* **What the task asks**
List each line of the data that holds the string "chart".

* **Data provided**
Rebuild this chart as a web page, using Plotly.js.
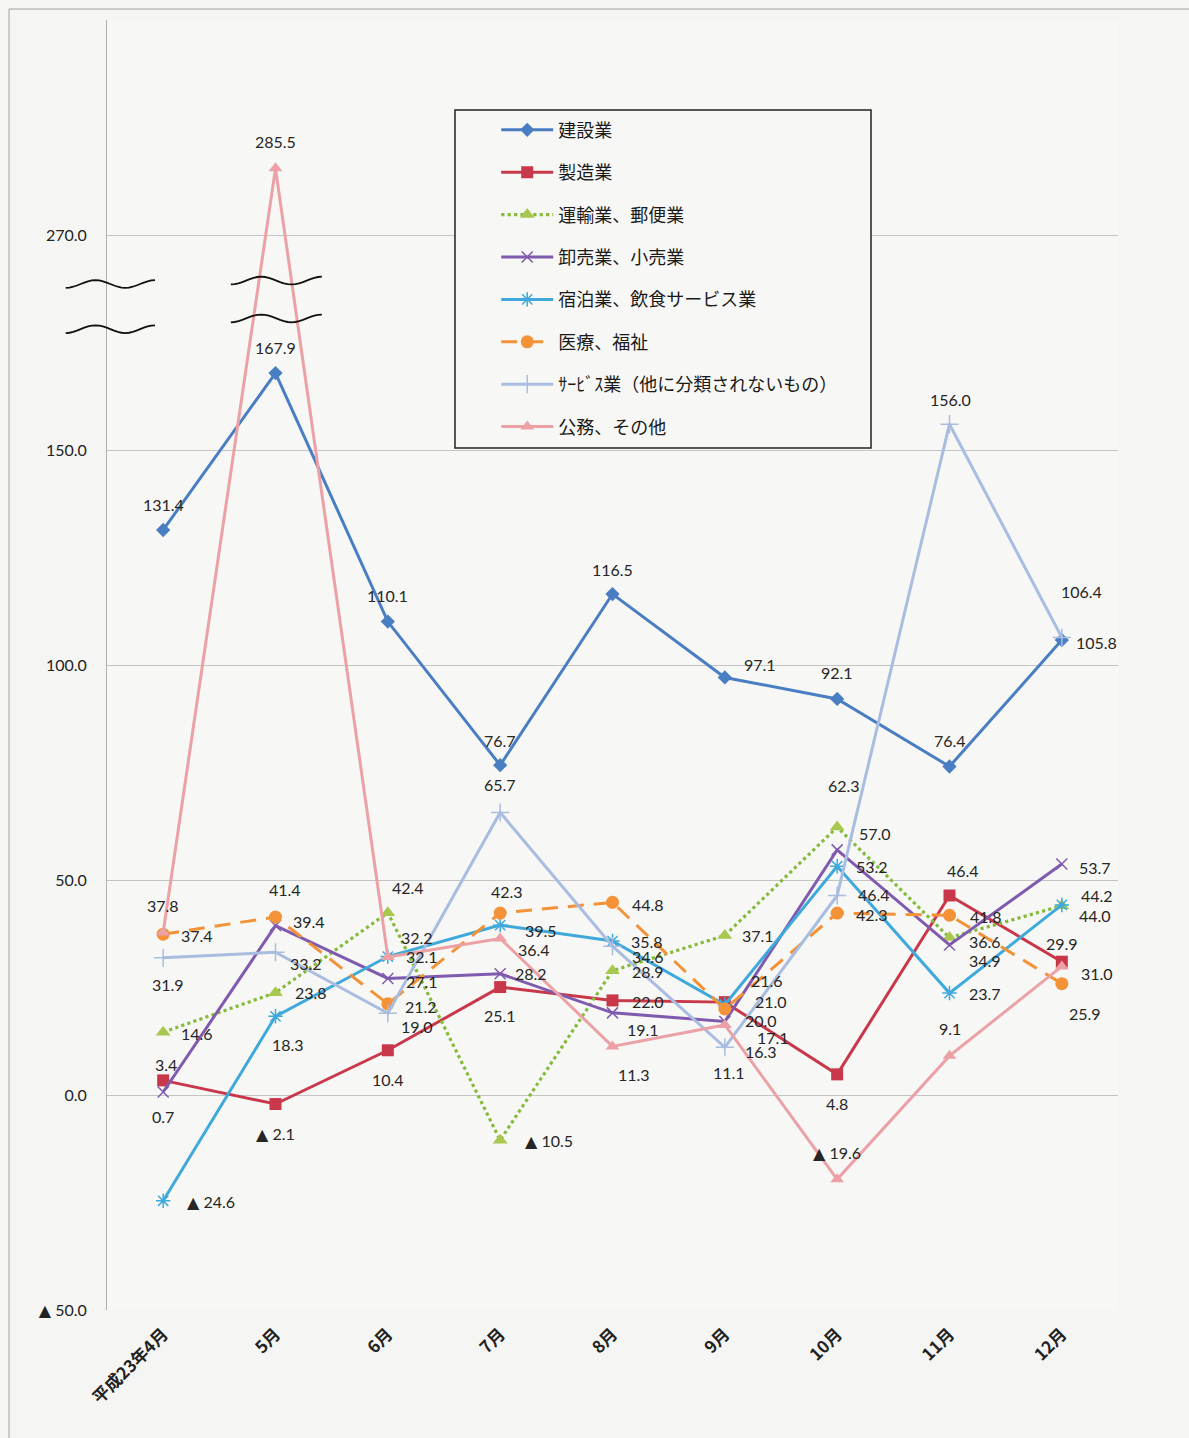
<!DOCTYPE html>
<html>
<head>
<meta charset="utf-8">
<script src="https://cdn.plot.ly/plotly-3.0.1.min.js"></script>
<style>
  html, body { margin: 0; padding: 0; background: #f5f6f3; }
  #chart { width: 1189px; height: 1438px; }
</style>
</head>
<body>
<div id="chart"></div>
<script>
// ---- data ----
const months = ['平成23年4月', '5月', '6月', '7月', '8月', '9月', '10月', '11月', '12月'];
const seriesNames = ['建設業', '製造業', '運輸業、郵便業', '卸売業、小売業',
  '宿泊業、飲食サービス業', '医療、福祉', 'ｻｰﾋﾞｽ業（他に分類されないもの）', '公務、その他'];

const kensetsu   = [131.4, 167.9, 110.1, 76.7, 116.5, 97.1, 92.1, 76.4, 105.8];
const seizo      = [3.4, -2.1, 10.4, 25.1, 22.0, 21.6, 4.8, 46.4, 31.0];
const unyu       = [14.6, 23.8, 42.4, -10.5, 28.9, 37.1, 62.3, 36.6, 44.0];
const oroshi     = [0.7, 39.4, 27.1, 28.2, 19.1, 17.1, 57.0, 34.9, 53.7];
const shukuhaku  = [-24.6, 18.3, 32.2, 39.5, 35.8, 21.0, 53.2, 23.7, 44.2];
const iryo       = [37.4, 41.4, 21.2, 42.3, 44.8, 20.0, 42.3, 41.8, 25.9];
const service    = [31.9, 33.2, 19.0, 65.7, 34.6, 11.1, 46.4, 156.0, 106.4];
const koumu      = [37.8, 285.5, 32.1, 36.4, 11.3, 16.3, -19.6, 9.1, 29.9];

// y-axis tick values (real values) and labels
const yTickReal = [-50, 0, 50, 100, 150, 270];
// ---- axis break: values above BREAK_LOW are shifted down so that 270 sits at 200 ----
const BREAK_REAL = 270, BREAK_SHOWN = 200, BREAK_LOW = 200;
function toAxis(v) { return v >= BREAK_LOW ? v - (BREAK_REAL - BREAK_SHOWN) : v; }
function fmt(v) { return v < 0 ? '▲ ' + Math.abs(v).toFixed(1) : v.toFixed(1); }

// ---- label offsets (px, label centre minus point; +dy = down) ----
const offKensetsu  = [[0,-25],[0,-26],[0,-26],[0,-25],[0,-25],[35,-13],[0,-26],[0,-26],[35,2]];
const offSeizo     = [[3,-16],[0,29],[0,29],[0,28],[35,1],[42,-22],[0,29],[13,-25],[35,12]];
const offUnyu      = [[34,1],[35,0],[20,-25],[49,0],[35,1],[33,0],[7,-42],[35,4],[33,10]];
const offOroshi    = [[0,25],[33,-4],[34,3],[31,0],[30,17],[48,16],[38,-16],[35,16],[33,3]];
const offShuku     = [[48,1],[12,28],[29,-19],[41,5],[34,0],[46,-3],[35,0],[35,0],[35,-9]];
const offIryo      = [[34,1],[9,-27],[33,3],[7,-22],[35,2],[36,11],[35,1],[36,1],[23,30]];
const offService   = [[5,27],[30,11],[29,13],[0,-28],[35,10],[4,25],[37,-1],[1,-25],[20,-46]];
const offKoumu     = [[0,-27],[0,-27],[34,0],[34,11],[21,28],[36,27],[0,-27],[0,-27],[0,-23]];

const allSeries = [kensetsu, seizo, unyu, oroshi, shukuhaku, iryo, service, koumu];
const allOffsets = [offKensetsu, offSeizo, offUnyu, offOroshi, offShuku, offIryo, offService, offKoumu];

// ---- styles ----
const styles = [
  { line: { color: '#4A7EC2', width: 3 }, marker: { symbol: 'diamond', size: 11, color: '#4A7EC2' } },
  { line: { color: '#C9384A', width: 3 }, marker: { symbol: 'square', size: 12, color: '#C9384A' } },
  { line: { color: '#84BB3A', width: 3.2, dash: 'dot' }, marker: { symbol: 'triangle-up', size: 13, color: '#A8C850' } },
  { line: { color: '#7F5AAE', width: 3 }, marker: { symbol: 'x-thin-open', size: 11, color: '#7F5AAE', line: { width: 1.5, color: '#7F5AAE' } } },
  { line: { color: '#3FA9DB', width: 3 }, marker: { symbol: 'asterisk-open', size: 12, color: '#3FA9DB', line: { width: 1.5, color: '#3FA9DB' } } },
  { line: { color: '#F39237', width: 3, dash: '16px,10px' }, marker: { symbol: 'circle', size: 13, color: '#F39237' } },
  { line: { color: '#A9BDE0', width: 3 }, marker: { symbol: 'cross-thin-open', size: 13, color: '#A9BDE0', line: { width: 1.5, color: '#A9BDE0' } } },
  { line: { color: '#EBA1A6', width: 3 }, marker: { symbol: 'triangle-up', size: 12, color: '#EBA1A6' } }
];

const traces = allSeries.map((vals, k) => ({
  type: 'scatter',
  mode: 'lines+markers',
  name: seriesNames[k],
  legendgroup: 'g' + k,
  x: months,
  y: vals.map(toAxis),
  line: styles[k].line,
  marker: styles[k].marker,
  hoverinfo: 'skip',
  cliponaxis: false
}));

const annotations = [];
allSeries.forEach((vals, k) => {
  vals.forEach((v, i) => {
    const o = allOffsets[k][i];
    annotations.push({
      x: months[i], y: toAxis(v), xref: 'x', yref: 'y',
      text: fmt(v), showarrow: false,
      xanchor: 'center', yanchor: 'middle',
      xshift: o[0], yshift: -o[1],
      font: { family: 'Lato, "DejaVu Sans", sans-serif', size: 16, color: '#262626' }
    });
  });
});

// squiggle break marks
function squiggle(x0, x1, c, amp) {
  let d = '';
  const n = 24;
  for (let j = 0; j <= n; j++) {
    const t = j / n;
    const x = x0 + (x1 - x0) * t;
    const y = c + amp * Math.sin(3 * Math.PI * t - Math.PI / 2);
    d += (j === 0 ? 'M' : 'L') + x.toFixed(5) + ',' + y.toFixed(3);
  }
  return d;
}
const sqLine = { color: '#111', width: 1.8 };
const shapes = [
  // legend box
  { type: 'rect', xref: 'paper', yref: 'paper', x0: 0.3442, x1: 0.7557, y0: 0.6682, y1: 0.9302,
    line: { color: '#222', width: 1.5 }, fillcolor: '#f7f7f5', layer: 'above' },
  // break marks
  { type: 'path', xref: 'paper', yref: 'y', path: squiggle(-0.0408, 0.0475, 188.6, 0.9), line: sqLine, layer: 'above' },
  { type: 'path', xref: 'paper', yref: 'y', path: squiggle(-0.0408, 0.0475, 178.1, 0.9), line: sqLine, layer: 'above' },
  { type: 'path', xref: 'paper', yref: 'y', path: squiggle(0.1225, 0.2125, 189.4, 0.9), line: sqLine, layer: 'above' },
  { type: 'path', xref: 'paper', yref: 'y', path: squiggle(0.1225, 0.2125, 180.6, 0.9), line: sqLine, layer: 'above' },
  // outer chart frame
  { type: 'line', xref: 'paper', yref: 'paper', x0: -0.0969, x1: 1.08, y0: 1.0085, y1: 1.0085, line: { color: '#a0a0a0', width: 1 } },
  { type: 'line', xref: 'paper', yref: 'paper', x0: -0.0969, x1: -0.0969, y0: 1.0085, y1: -0.11, line: { color: '#a0a0a0', width: 1 } }
];

const yTickVals = yTickReal.map(toAxis).concat([250]);
const yTickText = yTickReal.map(fmt).concat(['']);

const layout = {
  width: 1189, height: 1438,
  margin: { l: 107, r: 71, t: 20, b: 128 },
  paper_bgcolor: '#f5f6f3',
  plot_bgcolor: '#f7f7f5',
  showlegend: true,
  legend: {
    x: 0.385, y: 0.929, xanchor: 'left', yanchor: 'top',
    bgcolor: 'rgba(0,0,0,0)', borderwidth: 0,
    font: { family: '"Noto Sans CJK JP", sans-serif', size: 18, color: '#1a1a1a' },
    traceorder: 'grouped', tracegroupgap: 16, itemwidth: 52
  },
  xaxis: {
    type: 'category', range: [-0.5, 8.5],
    showgrid: false, zeroline: false, showline: false, ticks: '',
    tickangle: -45, ticklabelstandoff: 10,
    tickfont: { family: '"Noto Sans CJK JP", sans-serif', size: 17, color: '#222', weight: 'bold' },
    fixedrange: true
  },
  xaxis2: {
    overlaying: 'x', anchor: 'free', position: 1 / 6,
    range: [-0.5, 8.5], tick0: 0.5, dtick: 1, ticks: 'outside', ticklen: 5, tickcolor: '#888',
    showticklabels: false, showgrid: false, zeroline: false,
    showline: true, linecolor: '#888', linewidth: 1
  },
  yaxis: {
    range: [-50, 250],
    tickmode: 'array', tickvals: yTickVals, ticktext: yTickText,
    showgrid: true, gridcolor: '#c4c4c4', gridwidth: 1,
    zeroline: false, showline: true, linecolor: '#b0b0b0', linewidth: 1,
    ticks: '', ticklabelstandoff: 16,
    tickfont: { family: 'Lato, "DejaVu Sans", sans-serif', size: 16, color: '#222' },
    fixedrange: true
  },
  annotations: annotations,
  shapes: shapes
};

Plotly.newPlot('chart', traces, layout, { displayModeBar: false, staticPlot: true });
</script>
</body>
</html>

* **Exercise output**
Rebuild this chart as a web page, using Plotly.js.
  #chart { width: 1189px; height: 1438px; }
<div id="chart"></div>
  // outer chart frame
Plotly.newPlot('chart', traces, layout, { displayModeBar: false, staticPlot: true });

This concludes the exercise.